Even with that help though, all the cards except the RTX 3080 have trouble clearing the 60FPS barrier above full HD, and only the RTX 3080 is able to give above 60 FPS performance in Metro Exodus on resolutions higher than 1080p.

All of that comes at a price though. We did mention that the Founder’s Edition RTX 3080 draws around 320 watts of power. HWiNFO reports peak power draw for the ASUS RTX 3080 TUF Gaming OC at 338 watts. Again, we recommend upgrading to a 750W power supply or higher if you’re looking to pick this behemoth up.

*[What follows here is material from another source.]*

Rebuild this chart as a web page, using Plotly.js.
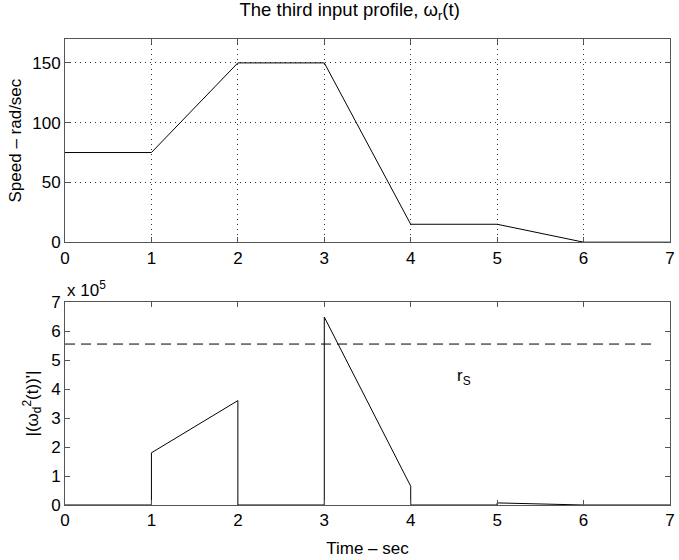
<!DOCTYPE html>
<html>
<head>
<meta charset="utf-8">
<script src="https://cdn.plot.ly/plotly-3.0.1.min.js"></script>
<style>html,body{margin:0;padding:0;background:#fff;}#chart{width:679px;height:560px;}</style>
</head>
<body>
<div id="chart"></div>
<script>
// Top panel: speed profile
const speedTime = [0, 1, 2, 3, 4, 5, 6, 7];
const speedValues = [75, 75, 150, 150, 15, 15, 0, 0];
// Bottom panel: |(w_d^2(t))'| in units of 1e5
const derivTime = [0, 1, 1, 2, 2, 3, 3, 4, 4, 5, 5, 6, 7];
const derivValues = [0, 0, 1.8, 3.6, 0, 0, 6.48, 0.648, 0, 0, 0.072, 0, 0];
// Threshold r_S (units of 1e5)
const rsTime = [0, 6.8];
const rsValues = [5.55, 5.55];
const xTicks = [0, 1, 2, 3, 4, 5, 6, 7];
const speedTicks = [0, 50, 100, 150];
const derivTicks = [0, 1, 2, 3, 4, 5, 6, 7];

const fam = 'Liberation Sans, Arial, sans-serif';
const font = {family: fam, size: 17, color: '#000'};
const axCommon = {
  showline: true, linecolor: '#555', linewidth: 1, mirror: 'ticks',
  ticks: 'inside', ticklen: 5, tickcolor: '#555', zeroline: false,
  tickfont: font, ticklabelstandoff: 0
};

const traces = [
  {x: speedTime, y: speedValues, mode: 'lines', line: {color: '#000', width: 1}, xaxis: 'x', yaxis: 'y', hoverinfo: 'skip'},
  {x: derivTime, y: derivValues, mode: 'lines', line: {color: '#000', width: 1}, xaxis: 'x2', yaxis: 'y2', hoverinfo: 'skip'},
  {x: rsTime, y: rsValues, mode: 'lines', line: {color: '#000', width: 1, dash: '10px,6px'}, xaxis: 'x2', yaxis: 'y2', hoverinfo: 'skip'}
];

const layout = {
  width: 679, height: 560,
  margin: {l: 65, r: 9, t: 39, b: 55},
  paper_bgcolor: '#fff', plot_bgcolor: '#fff',
  showlegend: false,
  font: font,
  title: {text: 'The third input profile, ω<sub>r</sub>(t)', font: {family: fam, size: 18.5, color: '#000'}, x: 0.515, xanchor: 'center', y: 0.995, yanchor: 'top'},
  xaxis: Object.assign({}, axCommon, {domain: [0, 1], range: [0, 7], tickvals: xTicks, anchor: 'y',
    showgrid: true, gridcolor: '#333', griddash: '1px,4px', gridwidth: 1}),
  yaxis: Object.assign({}, axCommon, {domain: [0.564, 1], range: [0, 170], tickvals: speedTicks, anchor: 'x',
    showgrid: true, gridcolor: '#333', griddash: '1px,4px', gridwidth: 1,
    title: {text: 'Speed – rad/sec', font: font, standoff: 6}}),
  xaxis2: Object.assign({}, axCommon, {domain: [0, 1], range: [0, 7], tickvals: xTicks, anchor: 'y2', showgrid: false,
    title: {text: 'Time – sec', font: font, standoff: 12}}),
  yaxis2: Object.assign({}, axCommon, {domain: [0, 0.4356], range: [0, 7], tickvals: derivTicks, anchor: 'x2', showgrid: false,
    title: {text: "|(ω<sub>d</sub><sup>2</sup>(t))'|", font: font, standoff: 8}}),
  annotations: [
    {xref: 'paper', yref: 'paper', x: 0, y: 0.4356, xanchor: 'left', yanchor: 'bottom', showarrow: false,
     text: 'x 10<sup>5</sup>', font: font, yshift: 0},
    {xref: 'x2', yref: 'y2', x: 4.62, y: 4.4, showarrow: false, text: 'r<sub>S</sub>', font: font}
  ]
};

Plotly.newPlot('chart', traces, layout, {displayModeBar: false, staticPlot: true});
</script>
</body>
</html>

As far as temperatures go, the card had a reported temperature of 50C in a room that had an average temperature of around 31C. Peak temps in a closed case (which is the typical use case for such a card) was around 71C. This was after playing continuously for around an hour.

Conclusions and wrap-up

NVIDIA’s certainly delivered on all of their promises with their new card, delivering the performance that’s guaranteed to deliver 4K gaming easily.

That is if you can find them though, as NVIDIA’s RTX 3080 has proven to be incredibly difficult to source, and if you CAN find cards made by other AIBs, they have SRPs that are ridiculously over NVIDIA’s 699$ MSRP for the FE. The ASUS RTX 3080 TUF Gaming OC is priced at Php 48,490, which is understandable given the OC feature. You can get the non-OC variant for less at Php 41,000, which makes it one of the cheapest third-party RTX 3080’s available in the market.